**Data block**
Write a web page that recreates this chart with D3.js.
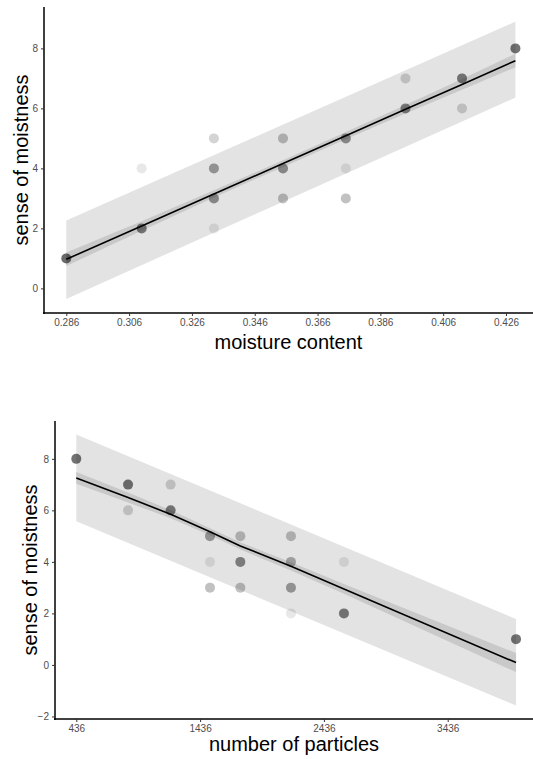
<!DOCTYPE html>
<html>
<head>
<meta charset="utf-8">
<script src="https://cdn.jsdelivr.net/npm/d3@7"></script>
<style>
  body { margin: 0; background: #fff; }
  svg { display: block; font-family: "Liberation Sans", Arial, sans-serif; }
</style>
</head>
<body>
<svg id="chart" width="533" height="759"></svg>
<script>
// ---- data: moisture content panel ----
var moistX     = [0.286, 0.310, 0.310, 0.333, 0.333, 0.333, 0.333, 0.355, 0.355, 0.355, 0.375, 0.375, 0.375, 0.394, 0.394, 0.412, 0.412, 0.429];
var moistY     = [1, 2, 4, 5, 4, 3, 2, 5, 4, 3, 5, 4, 3, 7, 6, 7, 6, 8];
var moistN     = [10, 8, 1, 2, 5, 6, 1, 3, 6, 3, 6, 1, 3, 2, 7, 8, 2, 9];
var moistFitX  = [0.286, 0.310, 0.333, 0.355, 0.375, 0.394, 0.412, 0.429];
var moistFit   = [0.97, 2.08, 3.15, 4.16, 5.09, 5.97, 6.80, 7.59];
var moistCiLo  = [0.75, 1.92, 3.03, 4.05, 4.97, 5.83, 6.62, 7.37];
var moistCiHi  = [1.20, 2.24, 3.27, 4.27, 5.21, 6.11, 6.98, 7.82];
var moistPiX   = [0.286, 0.429];
var moistPiLo  = [-0.35, 6.36];
var moistPiHi  = [2.26, 8.89];
var moistTicks = [0.286, 0.306, 0.326, 0.346, 0.366, 0.386, 0.406, 0.426];

// ---- data: number of particles panel ----
var partX      = [436, 854, 854, 1198, 1198, 1516, 1516, 1516, 1761, 1761, 1761, 2170, 2170, 2170, 2170, 2598, 2598, 3988];
var partY      = [8, 7, 6, 7, 6, 5, 4, 3, 5, 4, 3, 5, 4, 3, 2, 4, 2, 1];
var partN      = [9, 9, 2, 2, 8, 5, 1, 3, 3, 7, 3, 3, 4, 5, 1, 1, 8, 9];
var partFitX   = [436, 854, 1198, 1516, 1761, 2170, 2598, 3988];
var partFit    = [7.26, 6.50, 5.85, 5.17, 4.62, 3.83, 2.95, 0.09];
var partCiLo   = [7.03, 6.31, 5.69, 5.03, 4.48, 3.67, 2.76, -0.28];
var partCiHi   = [7.49, 6.69, 6.01, 5.31, 4.76, 3.99, 3.14, 0.46];
var partPiX    = [436, 3988];
var partPiLo   = [5.58, -1.58];
var partPiHi   = [8.95, 1.78];
var partTicks  = [436, 1436, 2436, 3436];

var svg = d3.select("#chart");

function drawPanel(p) {
    var x = d3.scaleLinear().domain(p.xDomain).range([p.left, 533]);
    var y = d3.scaleLinear().domain(p.yDomain).range([p.bottom, p.top]);
    var g = svg.append("g");

    // prediction band
    var piArea = d3.area()
        .x(function(d, i) { return x(p.piX[i]); })
        .y0(function(d, i) { return y(p.piLo[i]); })
        .y1(function(d, i) { return y(p.piHi[i]); });
    g.append("path").datum(p.piX).attr("d", piArea).attr("fill", "#e3e3e3");

    // confidence band
    var ciArea = d3.area()
        .x(function(d, i) { return x(p.fitX[i]); })
        .y0(function(d, i) { return y(p.ciLo[i]); })
        .y1(function(d, i) { return y(p.ciHi[i]); });
    g.append("path").datum(p.fitX).attr("d", ciArea).attr("fill", "#c9c9c9");

    // points, darker where more answers overlap
    g.selectAll("circle")
        .data(p.xs)
        .enter()
        .append("circle")
        .attr("cx", function(d) { return x(d); })
        .attr("cy", function(d, i) { return y(p.ys[i]); })
        .attr("r", 5)
        .attr("fill", "#1a1a1a")
        .attr("fill-opacity", function(d, i) { return 1 - Math.pow(0.9, p.ns[i]); });

    // fitted line
    var line = d3.line()
        .x(function(d, i) { return x(p.fitX[i]); })
        .y(function(d, i) { return y(p.fit[i]); });
    g.append("path").datum(p.fitX).attr("d", line)
        .attr("fill", "none").attr("stroke", "#000").attr("stroke-width", 1.6);

    // axes
    var xAxis = g.append("g")
        .attr("transform", "translate(0," + p.bottom + ")")
        .call(d3.axisBottom(x).tickValues(p.xTicks).tickFormat(p.xFormat).tickSize(3).tickPadding(3));
    var yAxis = g.append("g")
        .attr("transform", "translate(" + p.left + ",0)")
        .call(d3.axisLeft(y).tickValues(p.yTicks).tickFormat(d3.format("d")).tickSize(3).tickPadding(3));
    [xAxis, yAxis].forEach(function(a) {
        a.select(".domain").attr("stroke", "#000").attr("stroke-width", 1.5);
        a.selectAll(".tick line").attr("stroke", "#333");
        a.selectAll(".tick text").attr("fill", "#4d4d4d").style("font-size", "10px")
            .style("font-family", "'Liberation Sans', Arial, sans-serif");
    });
    xAxis.select(".domain").attr("d", "M" + (p.left - 1) + ",0H533");
    yAxis.select(".domain").attr("d", "M0," + p.top + "V" + (p.bottom + 1));

    // titles
    g.append("text")
        .attr("x", (p.left + 533) / 2)
        .attr("y", p.xTitleY)
        .attr("text-anchor", "middle")
        .style("font-size", "20px")
        .attr("fill", "#000")
        .text(p.xTitle);
    g.append("text")
        .attr("transform", "translate(" + p.yTitleX + "," + ((p.top + p.bottom) / 2) + ") rotate(-90)")
        .attr("text-anchor", "middle")
        .style("font-size", "20px")
        .attr("fill", "#000")
        .text("sense of moistness");
}

drawPanel({
    left: 44, top: 7, bottom: 313,
    xDomain: [0.2789, 0.4346], yDomain: [-0.82, 9.38],
    xs: moistX, ys: moistY, ns: moistN,
    fitX: moistFitX, fit: moistFit, ciLo: moistCiLo, ciHi: moistCiHi,
    piX: moistPiX, piLo: moistPiLo, piHi: moistPiHi,
    xTicks: moistTicks, yTicks: [0, 2, 4, 6, 8], xFormat: d3.format(".3f"),
    xTitle: "moisture content", xTitleY: 349, yTitleX: 28
});

drawPanel({
    left: 55, top: 421, bottom: 719,
    xDomain: [264, 4125], yDomain: [-2.1, 9.47],
    xs: partX, ys: partY, ns: partN,
    fitX: partFitX, fit: partFit, ciLo: partCiLo, ciHi: partCiHi,
    piX: partPiX, piLo: partPiLo, piHi: partPiHi,
    xTicks: partTicks, yTicks: [-2, 0, 2, 4, 6, 8], xFormat: d3.format("d"),
    xTitle: "number of particles", xTitleY: 751, yTitleX: 37
});
</script>
</body>
</html>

**Given problem**
Leave out the pictures and reproduce the rest of the listing exactly.

**Task answer**
Write a web page that recreates this chart with D3.js.
<!DOCTYPE html>
<html>
<head>
<meta charset="utf-8">
<script src="https://cdn.jsdelivr.net/npm/d3@7"></script>
<style>
  body { margin: 0; background: #fff; }
  svg { display: block; font-family: "Liberation Sans", Arial, sans-serif; }
</style>
</head>
<body>
<svg id="chart" width="533" height="759"></svg>
<script>
// ---- data: moisture content panel ----
var moistX     = [0.286, 0.310, 0.310, 0.333, 0.333, 0.333, 0.333, 0.355, 0.355, 0.355, 0.375, 0.375, 0.375, 0.394, 0.394, 0.412, 0.412, 0.429];
var moistY     = [1, 2, 4, 5, 4, 3, 2, 5, 4, 3, 5, 4, 3, 7, 6, 7, 6, 8];
var moistN     = [10, 8, 1, 2, 5, 6, 1, 3, 6, 3, 6, 1, 3, 2, 7, 8, 2, 9];
var moistFitX  = [0.286, 0.310, 0.333, 0.355, 0.375, 0.394, 0.412, 0.429];
var moistFit   = [0.97, 2.08, 3.15, 4.16, 5.09, 5.97, 6.80, 7.59];
var moistCiLo  = [0.75, 1.92, 3.03, 4.05, 4.97, 5.83, 6.62, 7.37];
var moistCiHi  = [1.20, 2.24, 3.27, 4.27, 5.21, 6.11, 6.98, 7.82];
var moistPiX   = [0.286, 0.429];
var moistPiLo  = [-0.35, 6.36];
var moistPiHi  = [2.26, 8.89];
var moistTicks = [0.286, 0.306, 0.326, 0.346, 0.366, 0.386, 0.406, 0.426];

// ---- data: number of particles panel ----
var partX      = [436, 854, 854, 1198, 1198, 1516, 1516, 1516, 1761, 1761, 1761, 2170, 2170, 2170, 2170, 2598, 2598, 3988];
var partY      = [8, 7, 6, 7, 6, 5, 4, 3, 5, 4, 3, 5, 4, 3, 2, 4, 2, 1];
var partN      = [9, 9, 2, 2, 8, 5, 1, 3, 3, 7, 3, 3, 4, 5, 1, 1, 8, 9];
var partFitX   = [436, 854, 1198, 1516, 1761, 2170, 2598, 3988];
var partFit    = [7.26, 6.50, 5.85, 5.17, 4.62, 3.83, 2.95, 0.09];
var partCiLo   = [7.03, 6.31, 5.69, 5.03, 4.48, 3.67, 2.76, -0.28];
var partCiHi   = [7.49, 6.69, 6.01, 5.31, 4.76, 3.99, 3.14, 0.46];
var partPiX    = [436, 3988];
var partPiLo   = [5.58, -1.58];
var partPiHi   = [8.95, 1.78];
var partTicks  = [436, 1436, 2436, 3436];

var svg = d3.select("#chart");

function drawPanel(p) {
    var x = d3.scaleLinear().domain(p.xDomain).range([p.left, 533]);
    var y = d3.scaleLinear().domain(p.yDomain).range([p.bottom, p.top]);
    var g = svg.append("g");

    // prediction band
    var piArea = d3.area()
        .x(function(d, i) { return x(p.piX[i]); })
        .y0(function(d, i) { return y(p.piLo[i]); })
        .y1(function(d, i) { return y(p.piHi[i]); });
    g.append("path").datum(p.piX).attr("d", piArea).attr("fill", "#e3e3e3");

    // confidence band
    var ciArea = d3.area()
        .x(function(d, i) { return x(p.fitX[i]); })
        .y0(function(d, i) { return y(p.ciLo[i]); })
        .y1(function(d, i) { return y(p.ciHi[i]); });
    g.append("path").datum(p.fitX).attr("d", ciArea).attr("fill", "#c9c9c9");

    // points, darker where more answers overlap
    g.selectAll("circle")
        .data(p.xs)
        .enter()
        .append("circle")
        .attr("cx", function(d) { return x(d); })
        .attr("cy", function(d, i) { return y(p.ys[i]); })
        .attr("r", 5)
        .attr("fill", "#1a1a1a")
        .attr("fill-opacity", function(d, i) { return 1 - Math.pow(0.9, p.ns[i]); });

    // fitted line
    var line = d3.line()
        .x(function(d, i) { return x(p.fitX[i]); })
        .y(function(d, i) { return y(p.fit[i]); });
    g.append("path").datum(p.fitX).attr("d", line)
        .attr("fill", "none").attr("stroke", "#000").attr("stroke-width", 1.6);

    // axes
    var xAxis = g.append("g")
        .attr("transform", "translate(0," + p.bottom + ")")
        .call(d3.axisBottom(x).tickValues(p.xTicks).tickFormat(p.xFormat).tickSize(3).tickPadding(3));
    var yAxis = g.append("g")
        .attr("transform", "translate(" + p.left + ",0)")
        .call(d3.axisLeft(y).tickValues(p.yTicks).tickFormat(d3.format("d")).tickSize(3).tickPadding(3));
    [xAxis, yAxis].forEach(function(a) {
        a.select(".domain").attr("stroke", "#000").attr("stroke-width", 1.5);
        a.selectAll(".tick line").attr("stroke", "#333");
        a.selectAll(".tick text").attr("fill", "#4d4d4d").style("font-size", "10px")
            .style("font-family", "'Liberation Sans', Arial, sans-serif");
    });
    xAxis.select(".domain").attr("d", "M" + (p.left - 1) + ",0H533");
    yAxis.select(".domain").attr("d", "M0," + p.top + "V" + (p.bottom + 1));

    // titles
    g.append("text")
        .attr("x", (p.left + 533) / 2)
        .attr("y", p.xTitleY)
        .attr("text-anchor", "middle")
        .style("font-size", "20px")
        .attr("fill", "#000")
        .text(p.xTitle);
    g.append("text")
        .attr("transform", "translate(" + p.yTitleX + "," + ((p.top + p.bottom) / 2) + ") rotate(-90)")
        .attr("text-anchor", "middle")
        .style("font-size", "20px")
        .attr("fill", "#000")
        .text("sense of moistness");
}

drawPanel({
    left: 44, top: 7, bottom: 313,
    xDomain: [0.2789, 0.4346], yDomain: [-0.82, 9.38],
    xs: moistX, ys: moistY, ns: moistN,
    fitX: moistFitX, fit: moistFit, ciLo: moistCiLo, ciHi: moistCiHi,
    piX: moistPiX, piLo: moistPiLo, piHi: moistPiHi,
    xTicks: moistTicks, yTicks: [0, 2, 4, 6, 8], xFormat: d3.format(".3f"),
    xTitle: "moisture content", xTitleY: 349, yTitleX: 28
});

drawPanel({
    left: 55, top: 421, bottom: 719,
    xDomain: [264, 4125], yDomain: [-2.1, 9.47],
    xs: partX, ys: partY, ns: partN,
    fitX: partFitX, fit: partFit, ciLo: partCiLo, ciHi: partCiHi,
    piX: partPiX, piLo: partPiLo, piHi: partPiHi,
    xTicks: partTicks, yTicks: [-2, 0, 2, 4, 6, 8], xFormat: d3.format("d"),
    xTitle: "number of particles", xTitleY: 751, yTitleX: 37
});
</script>
</body>
</html>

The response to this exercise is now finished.